Agencies that try to switch systems mid-season while managing a full workforce typically create more disruption than they solve. The practical approach is to run a parallel process for one project cycle, logging data in both the old and new system simultaneously, and using that period to train coordinators and identify gaps. This also gives the agency a chance to audit existing documentation and bring any expired certificates or missing RUT registrations into compliance before the new system goes live as the single source of truth.

Common Mistakes to Avoid

The most frequent mistake is treating the transition as an IT project rather than a compliance project. The goal is not a cleaner spreadsheet. The goal is a system that would satisfy an inspector from PIP or Arbejdstilsynet on any given day without advance preparation. A second common mistake is keeping Messenger as the primary communication channel for operational decisions after switching tools. If the decision about a worker's overtime on a Thursday evening happens in a chat thread rather than in the system, the audit trail breaks immediately. Finally, agencies often underestimate the importance of training Danish-side contacts, whether site managers or client HR teams, to log hours and report changes through the agreed channel rather than via informal messages to the Polish coordinator's personal phone.

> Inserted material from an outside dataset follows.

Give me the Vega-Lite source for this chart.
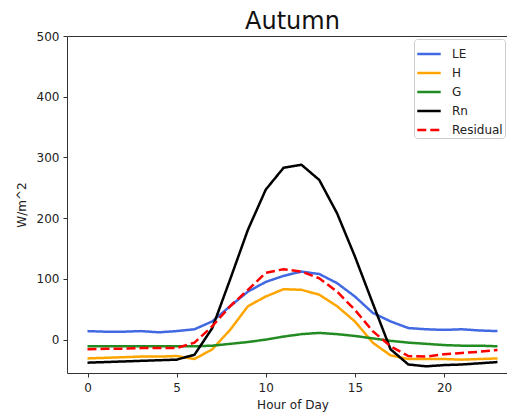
{
  "$schema": "https://vega.github.io/schema/vega-lite/v6.json",
  "autosize": {"type": "none"},
  "padding": {"left": 67, "top": 36, "right": 0, "bottom": 40},
  "width": 451,
  "height": 337,
  "background": "white",
  "title": {"text": "Autumn", "fontSize": 24, "font": "DejaVu Sans", "fontWeight": "normal", "color": "#111", "offset": -4},
  "config": {
    "view": {"stroke": "#333", "strokeWidth": 1},
    "font": "DejaVu Sans",
    "axis": {"grid": false, "domain": false, "tickColor": "#333", "tickSize": 4, "labelFontSize": 12, "labelColor": "#222", "titleFontSize": 12, "titleColor": "#222", "titleFontWeight": "normal", "labelFont": "DejaVu Sans", "titleFont": "DejaVu Sans"}
  },
  "data": {"values": [
    {"hour": 0, "LE": 14, "H": -31, "G": -11, "Rn": -38, "Residual": -16},
    {"hour": 1, "LE": 13, "H": -30, "G": -11, "Rn": -37, "Residual": -15},
    {"hour": 2, "LE": 13, "H": -29, "G": -11, "Rn": -36, "Residual": -15},
    {"hour": 3, "LE": 14, "H": -28, "G": -11, "Rn": -35, "Residual": -14},
    {"hour": 4, "LE": 12, "H": -28, "G": -11, "Rn": -34, "Residual": -14},
    {"hour": 5, "LE": 14, "H": -27, "G": -11, "Rn": -33, "Residual": -14},
    {"hour": 6, "LE": 17, "H": -32, "G": -11, "Rn": -25, "Residual": -5},
    {"hour": 7, "LE": 30, "H": -16, "G": -10, "Rn": 19, "Residual": 22},
    {"hour": 8, "LE": 55, "H": 16, "G": -7, "Rn": 99, "Residual": 55},
    {"hour": 9, "LE": 79, "H": 55, "G": -4, "Rn": 181, "Residual": 82},
    {"hour": 10, "LE": 95, "H": 71, "G": 0, "Rn": 247, "Residual": 110},
    {"hour": 11, "LE": 105, "H": 83, "G": 5, "Rn": 283, "Residual": 116},
    {"hour": 12, "LE": 112, "H": 82, "G": 9, "Rn": 288, "Residual": 112},
    {"hour": 13, "LE": 108, "H": 74, "G": 11, "Rn": 263, "Residual": 101},
    {"hour": 14, "LE": 93, "H": 55, "G": 9, "Rn": 208, "Residual": 79},
    {"hour": 15, "LE": 71, "H": 30, "G": 6, "Rn": 137, "Residual": 49},
    {"hour": 16, "LE": 44, "H": -5, "G": 2, "Rn": 60, "Residual": 14},
    {"hour": 17, "LE": 30, "H": -26, "G": -2, "Rn": -16, "Residual": -11},
    {"hour": 18, "LE": 19, "H": -32, "G": -5, "Rn": -41, "Residual": -27},
    {"hour": 19, "LE": 17, "H": -32, "G": -7, "Rn": -44, "Residual": -28},
    {"hour": 20, "LE": 16, "H": -32, "G": -9, "Rn": -42, "Residual": -24},
    {"hour": 21, "LE": 17, "H": -33, "G": -10, "Rn": -41, "Residual": -22},
    {"hour": 22, "LE": 15, "H": -32, "G": -10, "Rn": -39, "Residual": -20},
    {"hour": 23, "LE": 14, "H": -31, "G": -11, "Rn": -37, "Residual": -17}
  ]},
  "transform": [{"fold": ["LE", "H", "G", "Rn", "Residual"], "as": ["variable", "value"]}],
  "mark": {"type": "line", "strokeWidth": 2.5, "clip": true},
  "encoding": {
    "x": {"field": "hour", "type": "quantitative", "scale": {"domain": [-1.15, 24.15], "nice": false, "zero": false}, "axis": {"values": [0, 5, 10, 15, 20], "title": "Hour of Day", "titlePadding": 6, "labelPadding": 5}},
    "y": {"field": "value", "type": "quantitative", "scale": {"domain": [-55, 500], "nice": false, "zero": false}, "axis": {"values": [0, 100, 200, 300, 400, 500], "title": "W/m^2", "titlePadding": 8, "labelPadding": 4}},
    "color": {"field": "variable", "type": "nominal", "title": null,
      "scale": {"domain": ["LE", "H", "G", "Rn", "Residual"], "range": ["#4169E1", "#FFA500", "#228B22", "#000000", "#FF0000"]},
      "legend": {"orient": "none", "legendX": 347, "legendY": 3, "fillColor": "white", "strokeColor": "#cccccc", "cornerRadius": 3, "padding": 2, "symbolType": "stroke", "symbolStrokeWidth": 2.5, "symbolSize": 550, "labelFontSize": 12, "labelColor": "#222", "labelOffset": 10, "rowPadding": 0}},
    "strokeDash": {"field": "variable", "type": "nominal", "title": null,
      "scale": {"domain": ["LE", "H", "G", "Rn", "Residual"], "range": [[1, 0], [1, 0], [1, 0], [1, 0], [9, 4]]}}
  }
}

The PL-DK staffing route is genuinely complex, and the agencies that manage it profitably are not necessarily the largest ones. They are the ones that treat documentation and process discipline as a competitive advantage rather than an administrative burden. Excel and Messenger served a purpose in the early days of this corridor. In 2026, the legal environment and client expectations have moved well past what those tools can reliably support. The cost of staying on them is no longer theoretical.

Actionable advice: Start this week by listing every A1 certificate your agency currently holds, its expiry date, and who is responsible for renewal. If that list takes more than 30 minutes to compile from your current systems, you already have your answer about whether the tools are fit for purpose.